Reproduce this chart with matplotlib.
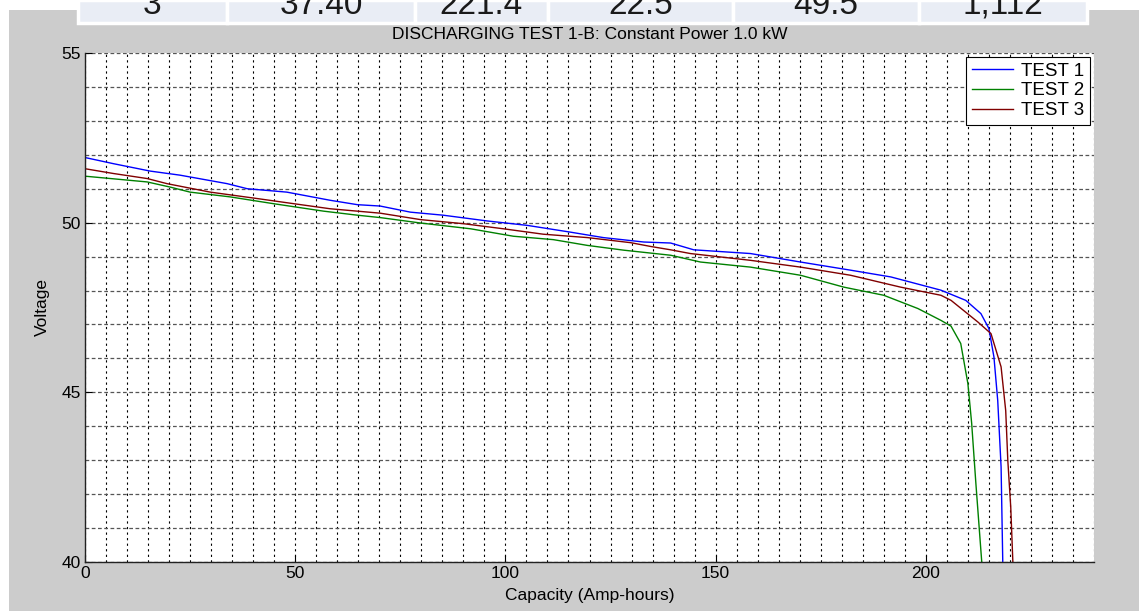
import matplotlib
matplotlib.use("Agg")
import matplotlib.pyplot as plt
from matplotlib.patches import Rectangle
from matplotlib.ticker import MultipleLocator

plt.rcParams['font.family'] = ['Liberation Sans', 'DejaVu Sans']

# row of the table that sits above the chart (cut off at the top)
table_values = ["3", "37.40", "221.4", "22.5", "49.5", "1,112"]

# TEST 1 (blue)
cap1 = [0, 6.7, 15.5, 22.6, 33.8, 38.6, 48, 58.3, 64.8, 70.2, 77.4, 85.2, 95.7,
        105.2, 115.5, 123.3, 132.9, 139.3, 144.8, 158.3, 170.2, 182.1, 191.7,
        203.6, 209.5, 213.1, 215, 216.2, 217.1, 217.9, 218.3]
volt1 = [51.92, 51.74, 51.52, 51.40, 51.15, 51.0, 50.90, 50.66, 50.53, 50.49,
         50.31, 50.22, 50.05, 49.92, 49.72, 49.56, 49.43, 49.40, 49.2, 49.09,
         48.84, 48.6, 48.4, 48.01, 47.71, 47.32, 46.88, 46.04, 44.76, 42.80, 40.0]

# TEST 2 (green)
cap2 = [0, 14.8, 20.2, 25, 34.5, 44.8, 56.7, 64.8, 70.2, 79.8, 91.7, 101.9,
        111.4, 119.5, 128.1, 139.3, 146.4, 158.3, 170.2, 180.5, 190, 198.1,
        203.6, 206, 208.3, 210, 210.9, 211.9, 213.3]
volt2 = [51.37, 51.2, 51.05, 50.90, 50.76, 50.56, 50.34, 50.22, 50.15, 49.99,
         49.82, 49.6, 49.5, 49.33, 49.19, 49.04, 48.84, 48.69, 48.45, 48.1,
         47.86, 47.47, 47.12, 46.95, 46.44, 45.26, 44.09, 42.32, 40.0]

# TEST 3 (dark red)
cap3 = [0, 6.7, 14.8, 19.5, 29.8, 41, 49.6, 58.3, 70.2, 79.8, 90, 99.5, 109,
        119.5, 129.8, 134.5, 139.3, 144, 158.3, 170.2, 182.1, 194, 203.6, 206,
        212.4, 215.5, 217.9, 219, 219.5, 220.2, 220.7]
volt3 = [51.59, 51.45, 51.30, 51.15, 50.90, 50.71, 50.56, 50.41, 50.28, 50.09,
         49.97, 49.82, 49.66, 49.56, 49.41, 49.30, 49.2, 49.09, 48.89, 48.69,
         48.45, 48.10, 47.86, 47.71, 47.07, 46.73, 45.75, 44.46, 42.99, 41.61, 40.0]

W, H = 1139, 611
fig = plt.figure(figsize=(W / 100, H / 100), dpi=100, facecolor='white')

# grey figure area (MATLAB window)
fig.patches.append(Rectangle((9 / W, 0), 1, 1 - 10 / H, transform=fig.transFigure,
                             facecolor='#cccccc', edgecolor='none', zorder=-2))

# table strip at the top
col_edges = [78, 227, 415, 548, 733, 919, 1087]
for i, val in enumerate(table_values):
    x0, x1 = col_edges[i], col_edges[i + 1]
    fig.patches.append(Rectangle((x0 / W, 1 - 23 / H), (x1 - x0) / W, 23 / H,
                                 transform=fig.transFigure, facecolor='#e9edf5',
                                 edgecolor='white', linewidth=2.5, zorder=-1))
    fig.text((x0 + x1) / 2 / W, 1 - 14 / H, val, ha='center', va='baseline',
             fontsize=24, color='#1a1a1a', zorder=2)

ax = fig.add_axes([85 / W, 1 - 562 / H, (1094 - 85) / W, (562 - 53) / H])
ax.set_zorder(3)
ax.set_facecolor('white')

ax.plot(cap1, volt1, color='#0000ff', linewidth=1.0, label='TEST 1')
ax.plot(cap2, volt2, color='#008000', linewidth=1.0, label='TEST 2')
ax.plot(cap3, volt3, color='#800000', linewidth=1.0, label='TEST 3')

ax.set_xlim(0, 240)
ax.set_ylim(40, 55)
ax.xaxis.set_major_locator(MultipleLocator(50))
ax.xaxis.set_minor_locator(MultipleLocator(5))
ax.yaxis.set_major_locator(MultipleLocator(5))
ax.yaxis.set_minor_locator(MultipleLocator(1))

ax.grid(which='both', axis='x', color='black', linestyle=(0, (2, 3)), linewidth=0.8)
ax.grid(which='both', axis='y', color='#555555', linestyle=(0, (3, 2)), linewidth=0.9)
ax.set_axisbelow(True)

for side in ['top', 'right']:
    ax.spines[side].set_visible(False)
for side in ['left', 'bottom']:
    ax.spines[side].set_color('#222222')
    ax.spines[side].set_linewidth(1.0)

ax.tick_params(which='major', direction='in', length=5, labelsize=12.5, pad=3)
ax.tick_params(which='minor', length=0)

ax.set_title('DISCHARGING TEST 1-B: Constant Power 1.0 kW', fontsize=12.5, pad=10)
ax.set_xlabel('Capacity (Amp-hours)', fontsize=12.5, labelpad=5)
ax.set_ylabel('Voltage', fontsize=12.5, labelpad=8)

leg = ax.legend(loc='upper right', fontsize=13.5, handlelength=2.2, handletextpad=0.45,
                borderaxespad=0.2, fancybox=False, framealpha=1, edgecolor='black',
                labelspacing=0.15, borderpad=0.3)
leg.get_frame().set_linewidth(0.8)

fig.savefig('out.png', dpi=100, facecolor=fig.get_facecolor())
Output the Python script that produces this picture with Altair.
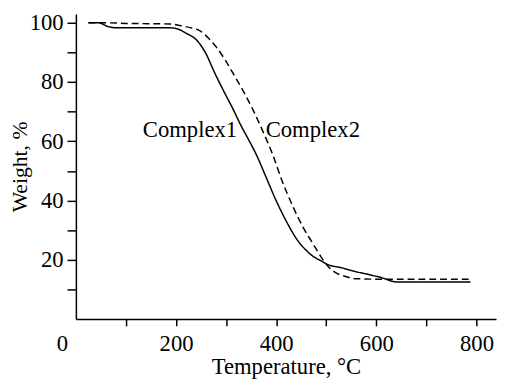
import altair as alt
import pandas as pd

# Complex1 (solid)
t1 = [25, 45, 65, 85, 150, 189, 202, 220, 242, 260, 275, 295, 314, 330, 345, 360, 380, 399, 424, 440, 458, 475, 491, 501, 530, 556, 585, 609, 641, 700, 788]
w1 = [100, 100, 98.7, 98.3, 98.3, 98.3, 98.0, 96.5, 94.0, 89.5, 83.9, 77.0, 70.8, 65.2, 60.5, 55.6, 47.8, 40.3, 31.8, 27.2, 23.5, 21.0, 19.5, 18.5, 17.3, 16.1, 15.0, 14.0, 12.5, 12.5, 12.5]
# Complex2 (dashed)
t2 = [25, 60, 100, 150, 189, 210, 230, 248, 265, 281, 298, 314, 334, 354, 373, 393, 412, 432, 452, 472, 493, 505, 517, 537, 560, 620, 700, 788]
w2 = [100, 100, 99.8, 99.7, 99.6, 99.0, 98.3, 97.3, 94.8, 91.7, 87.5, 82.9, 77.0, 70.5, 63.5, 55.5, 46.5, 38.5, 31.5, 25.8, 20.1, 17.5, 15.8, 14.4, 13.6, 13.4, 13.4, 13.4]

lab_text = ["Complex1", "Complex2"]
lab_x = [322, 379]
lab_y = [63.8, 63.8]
lab_align = ["right", "left"]

xticks = [0, 100, 200, 300, 400, 500, 600, 700, 800]
yticks = [10, 20, 30, 40, 50, 60, 70, 80, 90, 100]

df = pd.concat([
    pd.DataFrame({"t": t1, "w": w1, "s": "Complex1"}),
    pd.DataFrame({"t": t2, "w": w2, "s": "Complex2"}),
])
labels = pd.DataFrame({"text": lab_text, "x": lab_x, "y": lab_y, "align": lab_align})

FONT = "Liberation Serif"

xs = alt.Scale(domain=[0, 839], nice=False, zero=False)
ys = alt.Scale(domain=[0, 103], nice=False, zero=False)

xaxis = alt.Axis(
    values=xticks,
    labelExpr="datum.value % 200 == 0 ? datum.label : ''",
    labelOverlap=False,
    format="d", grid=False, tickSize=7, tickColor="black", domainColor="black",
    domainWidth=1.5, tickWidth=1.5,
    tickOpacity={"condition": {"test": "datum.value == 0", "value": 0}, "value": 1},
    labelOffset={"condition": {"test": "datum.value == 0", "value": -20}, "value": 0},
    labelFont=FONT, labelFontSize=23, labelColor="black", labelPadding=7,
    titleFont=FONT, titleFontSize=23, titleFontWeight="normal", titleColor="black",
    titlePadding=0, title="Temperature, °C",
)
yaxis = alt.Axis(
    values=yticks,
    labelExpr="datum.value % 20 == 0 ? datum.label : ''",
    labelOverlap=False,
    format="d", grid=False, tickSize=9, tickColor="black", domainColor="black",
    domainWidth=1.5, tickWidth=1.5,
    labelFont=FONT, labelFontSize=23, labelColor="black", labelPadding=4,
    titleFont=FONT, titleFontSize=22, titleFontWeight="normal", titleColor="black",
    titlePadding=-2, title="Weight, %",
)

lines = alt.Chart(df).mark_line(color="black", strokeWidth=1.5, interpolate="monotone").encode(
    x=alt.X("t:Q", scale=xs, axis=xaxis),
    y=alt.Y("w:Q", scale=ys, axis=yaxis),
    strokeDash=alt.StrokeDash("s:N", scale=alt.Scale(domain=["Complex1", "Complex2"], range=[[1, 0], [7, 4]]), legend=None),
    detail="s:N",
)

text1 = alt.Chart(labels[labels["align"] == "right"]).mark_text(
    align="right", baseline="middle", font=FONT, fontSize=23, color="black"
).encode(x=alt.X("x:Q", scale=xs, axis=xaxis), y=alt.Y("y:Q", scale=ys, axis=yaxis), text="text:N")
text2 = alt.Chart(labels[labels["align"] == "left"]).mark_text(
    align="left", baseline="middle", font=FONT, fontSize=23, color="black"
).encode(x=alt.X("x:Q", scale=xs, axis=xaxis), y=alt.Y("y:Q", scale=ys, axis=yaxis), text="text:N")

chart = alt.layer(lines, text1, text2).properties(
    width=427, height=310,
    autosize=alt.AutoSizeParams(type="none"),
    padding={"left": 69, "top": 3, "right": 2, "bottom": 59},
).configure_view(stroke=None)

chart.save("out.html", embed_options={"renderer": "svg", "actions": False})
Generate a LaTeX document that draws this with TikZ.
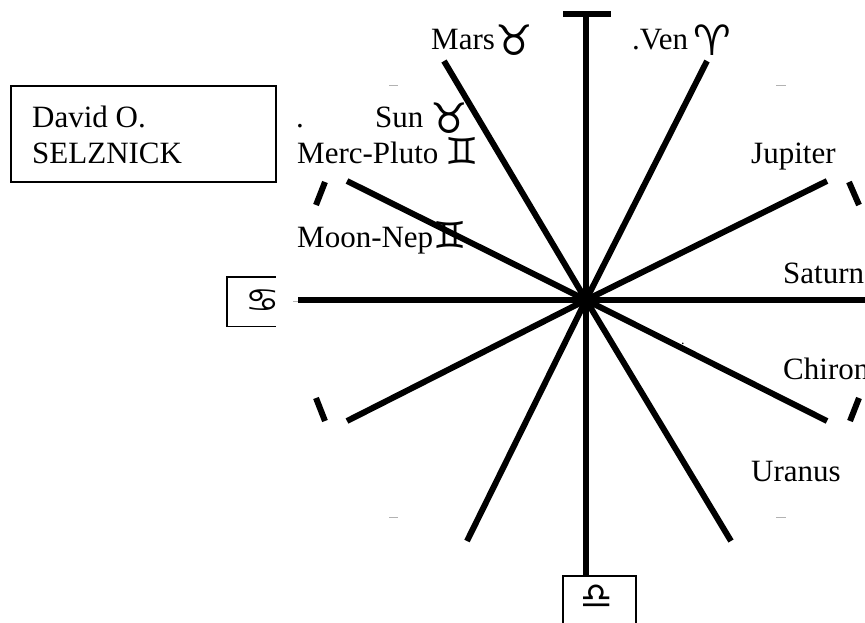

==================================================

#### [Aim]
Go through the listing above and pull out each line containing the word "matplotlib".

#### [Finished exercise]
Reproduce this chart with matplotlib.
import matplotlib
matplotlib.use("Agg")
import matplotlib.pyplot as plt
from matplotlib.patches import Rectangle
from matplotlib.ticker import MultipleLocator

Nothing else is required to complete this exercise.